Over the last week we’ve had an excellent post by Cynthia Weber on queer theory and the forms of academic disciplining and bullying that take place on the website Political Science Rumors, as well as a interesting (and surprisingly convincing) piece by Steve Saidman on why he participates on the website. At first thought, the question of whether to participate on PLSI rumors or not seems pretty simple to me. In fact, a better question might be, ‘why would anyone bother with such a largely negative shit-storm, make-you-feel-bad-about-humanity and the field zone?’ However, on second thought, there are a few specific reasons why I avoid the site:
1. I think I know who the average ‘user’ is, and I don’t think I have much to learn from them. With the exception of Steve Saidman and a few other visitors- who have a genuine intention of a positive exchange with others in the field- based on the types of comments I have read, I assume (like others) that the average poster on this site is an unemployed/underemployed graduate student from an elite university who is pissed off that people like me (with my ‘terrible pedigree’ and my poor choice of feminism as a ‘specialization’) have jobs and a voice in the field (cue the trash comments). Why would I want to listen to this cohort speculate on job candidates, or my work (or anything else)?
2. It sets low career goals. I know not everyone in political science dreams of contributing to world peace (more on this in a forthcoming post), but surely there is more to our careers than journal rankings and how we ‘rate’ against others? In the comments sections to Weber’s recent post, there is discussion about the damage we might do to students if we are not honest about their career prospects if they choose ‘sub-fields’ like queer theory. Obviously, most PhD students don’t want to end up unemployed, and providing realistic information about the job market is essential- but individuals should be encouraged to choose their research topics because they are interested in answering questions they deem important, or that will make some sort of contribution (the fact that it sounds corny to want to contribute positively to society/our field is depressing).

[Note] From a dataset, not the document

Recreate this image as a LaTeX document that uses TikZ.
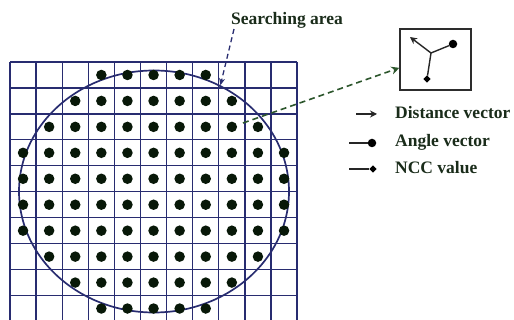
\documentclass[tikz,border=0pt]{standalone}
\usepackage{fontspec}
\setmainfont{Liberation Serif}
\usetikzlibrary{arrows.meta,shapes.geometric}
\definecolor{gridblue}{RGB}{40,44,112}
\definecolor{dotgreen}{RGB}{8,24,8}
\definecolor{txtgreen}{RGB}{26,44,26}
\definecolor{linkgreen}{RGB}{44,86,44}
\definecolor{boxgray}{RGB}{45,45,45}
\tikzset{
  >=Stealth,
}

\begin{document}
\begin{tikzpicture}[
  x=1pt, y=-1pt,
  gridline/.style={draw=gridblue,line width=1.3pt},
  dot/.style={circle,fill=dotgreen,inner sep=0pt,minimum size=10.5pt},
  legtext/.style={font=\fontsize{17.5}{20}\selectfont\bfseries,text=txtgreen,anchor=base west,inner sep=0pt},
  vec/.style={draw=black!85,line width=1.4pt},
  tipdot/.style={circle,fill=black,inner sep=0pt,minimum size=8.5pt},
  tipdiam/.style={diamond,fill=black,inner sep=0pt,minimum size=7.5pt}
]
\useasboundingbox (0,0) rectangle (514,320);

\begin{scope}
\clip (0,0) rectangle (514,320);
\foreach \i in {0,...,11}
  \draw[gridline] ({10+26.1*\i},62) -- ({10+26.1*\i},330);
\foreach \j in {0,...,10}
  \draw[gridline] (10,{62+25.95*\j}) -- (297.1,{62+25.95*\j});
\end{scope}

\node[ellipse,draw=gridblue,line width=1.7pt,minimum width=270pt,minimum height=242pt,inner sep=0pt] (area) at (154,191.5) {};

\foreach \r/\a/\b in {1/4/8,2/3/9,3/2/10,4/1/11,5/1/11,6/1/11,7/1/11,8/2/10,9/3/9,10/4/8}
  \foreach \c in {\a,...,\b}
    \node[dot] (d\r-\c) at ({10+26.1*(\c-0.5)},{62+25.95*(\r-0.5)}) {};

\node[legtext] (search) at (231,25) {Searching area};
\draw[draw=gridblue,line width=1.3pt,dash pattern=on 5pt off 3.5pt,-{Stealth[length=7pt,width=6pt]}]
  ([xshift=3pt]search.south west) -- (area.58);

\node[draw=boxgray,line width=1.4pt,minimum width=71pt,minimum height=61pt,inner sep=0pt] (box) at (435.5,59.5) {};
\coordinate (hub) at (431,53);
\coordinate (disttip) at (410,37);
\node[tipdot] (angtip) at (453,44) {};
\node[tipdiam] (ncctip) at (427,79) {};
\draw[vec,-{Stealth[length=7pt,width=7pt]}] (hub) -- (disttip);
\draw[vec] (hub) -- (angtip);
\draw[vec] (hub) -- (ncctip);

\coordinate (src) at (243,123);
\draw[draw=linkgreen,line width=1.6pt,dash pattern=on 6pt off 4pt,-{Stealth[length=8pt,width=8pt]}]
  (src) -- (box.193);

\coordinate (dstart) at (356,114);
\coordinate (dend) at (377,114);
\draw[vec,-{Stealth[length=7pt,width=7pt]}] (dstart) -- (dend);
\coordinate (astart) at (349,143);
\node[tipdot] (aend) at (372,143) {};
\draw[vec] (astart) -- (aend);
\coordinate (nstart) at (349,169);
\node[tipdiam] (nend) at (373,169) {};
\draw[vec] (nstart) -- (nend);

\node[legtext] (distlbl) at (395,119) {Distance vector};
\node[legtext] (anglbl) at (395,146.5) {Angle vector};
\node[legtext] (ncclbl) at (395,174) {NCC value};
\end{tikzpicture}
\end{document}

3. It is not an effective source of information. If you want to know who has been short listed for a job, where to publish an article, which university to go to for particular specializations etc THIS IS NOT THE BEST PLACE TO GET THE INFO.
Our field not that big. For questions about jobs, most of us know someone who knows someone at particular department that can give accurate information about a job (within ethical limitations). Similarly, if you wanted to know the best journal to place an article it would make more sense to ask mentors, someone in that area, ANYONE other than a bunch of random website visitors and trolls.
4. It’s all about gossip. This seems obvious, but- to me- basing an entire website on rumors means that the content is largely gossip, speculation, and back-stabbing. Sure, we all like to hear a juicy piece of information shared in hushed tones, behind closed doors; however, for the most part gossip is an inherently negative activity. We rarely share rumors or gossip that is complimentary towards others or aimed at saving the world- it is mostly dirt, information that someone doesn’t want shared for a reason. I understand that the website includes threads with ‘neutral’ information- like how to write a cv; but let’s be honest, when I’ve scanned through in the past, most of the content seemed to be slagging current job candidates, speculating on why individuals left jobs, and shitting on particular schools/individuals/conferences/fields of study. Why participate on a site geared entirely around this activity?
5. Ranking. I know our field (and others) is obsessed with rankings, but seriously how many threads can be dedicated to inane debates about the ordering of ‘top’ IR journals. Yes, there are journals that are consistently seen as ‘top’ journals for our field. We get it. BUT, there has been widespread discussion of the ‘fuzzy’/nepotistic review processes at some top journals. In addition, many non-A*** journals are consistently excellent, well-read, and a better place for non-mainstream articles. So get over it. Furthermore, the constant ranking of candidates and universities sends consistent and explicit messages to readers: some places, sub-fields, people matter and some don’t. We’ve see this play out with the comments surrounding Cynthia Weber’s ‘Why is there no Queer IR Theory‘ EJIR article as well as her post here at the Duck. As Pablo K indicated, these types of disciplining comments end up looking uninformed, out of touch, and like sour grapes- the truth is that ‘non-mainstream’ ‘sub-fields’ like feminism and queer theory DO and HAVE mattered for a long time. Those who do this work GET JOBS, publish (some of us even publish in mainstream ‘holy grail’ venues like Foreign Affairs), attract and inspire grad students, and generate research that matters to those inside and outside of the field. So get over it.
6. It is a forum for anonymous and cowardly sexist and racist comments. I hate anonymity. I think PLSI job rumors should use software to trace every comment and post and make it all public so individuals would be accountable for their comments. Anonymous comments seem to provide a release valve for those who need a place to let out the types of discriminatory comments they wouldn’t dare express publicly.
7. It is US Obsessed. I understand that most of the people using the site are Americans, but even the threads focused on IR and IR jobs consistently dismiss or discount international jobs, journals, job candidates. There’s whole world of political science and IR out there and not everyone cares about which Chicago student is edging out which MIT student for a Harvard post-doc.